Um requisito básico da fé que proporciona fortaleza com o apoio de Deus é a humildade, que implica o reconhecimento da própria fraqueza. Deus é o protagonista da história da salvação e convida-nos a colaborar nela como bons servos seus. É disso que fala a segunda parte deste Evangelho. Para quem serve sem interesse os outros por amor de Deus é uma “ajuda saber – diz Bento XVI – que, em última instância, ele não passa de um instrumento nas mãos do Senhor; libertar-se-á assim da presunção de dever realizar, pessoalmente e sozinho, o necessário melhoramento do mundo. Com humildade, fará o que lhe for possível realizar e, com humildade, confiará o resto ao Senhor. É Deus quem governa o mundo, não nós. Prestamos-Lhe apenas o nosso serviço por quanto podemos e até onde Ele nos dá a força”[1].

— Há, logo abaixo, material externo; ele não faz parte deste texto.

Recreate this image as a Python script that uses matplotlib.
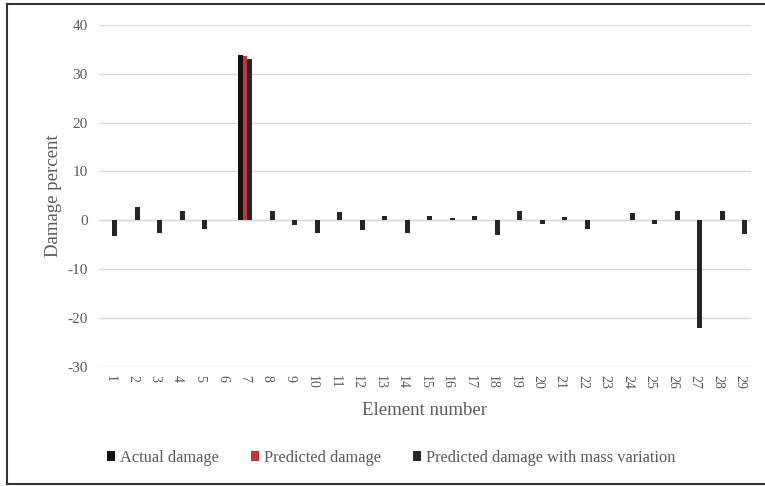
import matplotlib
matplotlib.use("Agg")
import matplotlib.pyplot as plt
from matplotlib.patches import Patch
from matplotlib.lines import Line2D
import numpy as np

plt.rcParams['font.family'] = ['Liberation Serif', 'DejaVu Serif']

elements = [str(i) for i in range(1, 30)]
actual_damage = [0, 0, 0, 0, 0, 0, 33.8, 0, 0, 0, 0, 0, 0, 0, 0,
                 0, 0, 0, 0, 0, 0, 0, 0, 0, 0, 0, 0, 0, 0]
predicted_damage = [0, 0, 0, 0, 0, 0, 33.6, 0, 0, 0, 0, 0, 0, 0, 0,
                    0, 0, 0, 0, 0, 0, 0, 0, 0, 0, 0, 0, 0, 0]
mass_variation = [-3.2, 2.7, -2.5, 2.0, -1.8, 0, 33.0, 1.8, -1.0, -2.5,
                  1.6, -2.0, 0.8, -2.7, 0.8, 0.4, 0.8, -3.0, 2.0, -0.8,
                  0.7, -1.8, 0, 1.4, -0.8, 2.0, -22.0, 1.8, -2.8]
y_ticks = [-30, -20, -10, 0, 10, 20, 30, 40]

fig = plt.figure(figsize=(7.65, 4.86), dpi=100)
ax = fig.add_axes([0.129, 0.245, 0.853, 0.704])

x = np.arange(len(elements))
w = 0.21
c_act = '#111111'
c_pred = '#C8323C'
c_mass = '#262626'
ax.bar(x - w, actual_damage, w, color=c_act, linewidth=0, zorder=3)
ax.bar(x, predicted_damage, w, color=c_pred, linewidth=0, zorder=3)
ax.bar(x + w, mass_variation, w, color=c_mass, linewidth=0, zorder=3)

ax.set_xlim(-0.5, len(elements) - 0.5)
ax.set_ylim(-30, 40)
ax.set_yticks(y_ticks)
ax.set_yticklabels([str(v) for v in y_ticks], fontsize=11, color='#595959')
ax.set_xticks(x)
ax.set_xticklabels(elements, rotation=-90, fontsize=10, color='#595959')
ax.tick_params(length=0, pad=6)
ax.tick_params(axis='y', pad=8)
ax.grid(axis='y', color='#D9D9D9', linewidth=1.0, zorder=0)
for s in ax.spines.values():
    s.set_visible(False)
ax.axhline(0, color='#D9D9D9', linewidth=1.0, zorder=1)

ax.set_xlabel('Element number', fontsize=13.5, color='#595959', labelpad=9)
ax.set_ylabel('Damage percent', fontsize=13.5, color='#595959', labelpad=4)

handles = [Patch(facecolor=c_act, edgecolor='none'),
           Patch(facecolor=c_pred, edgecolor='none'),
           Patch(facecolor=c_mass, edgecolor='none')]
labels = ['Actual damage', 'Predicted damage', 'Predicted damage with mass variation']
leg = fig.legend(handles, labels, loc='center', bbox_to_anchor=(0.511, 0.058), ncol=3,
                 frameon=False, fontsize=11.8, handlelength=0.5, handleheight=0.6,
                 handletextpad=0.3, columnspacing=1.95)
for t in leg.get_texts():
    t.set_color('#595959')

# chart border
fig.add_artist(Line2D([0.0092, 0.0092], [0.004, 0.992], transform=fig.transFigure, color='#333333', lw=1.5))
fig.add_artist(Line2D([0.0092, 1.0], [0.992, 0.992], transform=fig.transFigure, color='#333333', lw=1.5))
fig.add_artist(Line2D([0.0092, 1.0], [0.004, 0.004], transform=fig.transFigure, color='#333333', lw=1.5))

fig.savefig('out.png', dpi=100)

O exemplo proposto por Jesus na segunda parte desta passagem evangélica, num texto próprio de Lucas, ensina que não podemos separar fé e serviço, pois estão intimamente unidos. Um serviço intenso e sacrificado, como o daquele empregado que trabalhou o dia inteiro e quando voltou para casa, cansado e faminto, começou a preparar o jantar para o seu amo, sem se queixar e sem pensar que estava fazendo algo extraordinário. O exemplo que Jesus propõe é muito exigente. Na nossa época, poderíamos pensar que aquele homem precisa dos conselhos de um advogado trabalhista, para reivindicar os seus direitos perante um patrão assim. Mas esse serviço total que Jesus pede é o mesmo que Ele realizou: “o Filho do Homem não veio para ser servido, mas para servir e dar a vida em resgate por muitos” (Mc 10,45). A fé realiza milagres, mas quando se manifesta em obras de serviço, seguindo o exemplo de Jesus. Portanto, não somos chamados a servir para receber uma recompensa, mas para imitar a Deus, que se fez servo por amor a nós.

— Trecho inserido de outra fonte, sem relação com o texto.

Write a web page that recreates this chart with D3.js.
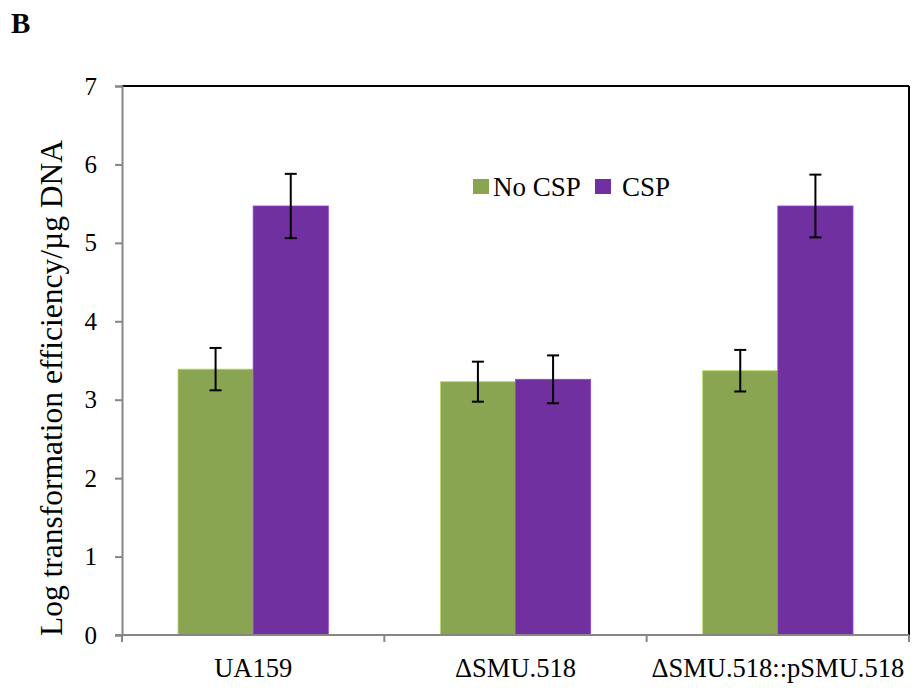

São Josemaria, consciente de que a fé manifestada em obras de serviço é um dom sobrenatural que só Deus pode infundir e intensificar na alma, dizia em uma ocasião: “Todos os dias, não uma única vez, mas muitas (...). Dir-lhe-ei aquilo que os Apóstolos lhe pediam (...): adáuge nobis fidem! (Lc 17, 5), aumenta-nos a fé. E acrescento:spem, caritátem; aumenta-nos a fé, a esperança e a caridade”[2].


[1] Bento XVI, Encíclica Deus caritas est, n. 35.

[2] São Josemaria, Notas de uma reunião familiar, 7 de abril de 1974. Citado por Javier Echevarría, Carta 29 de setembro de 2012, n. 12.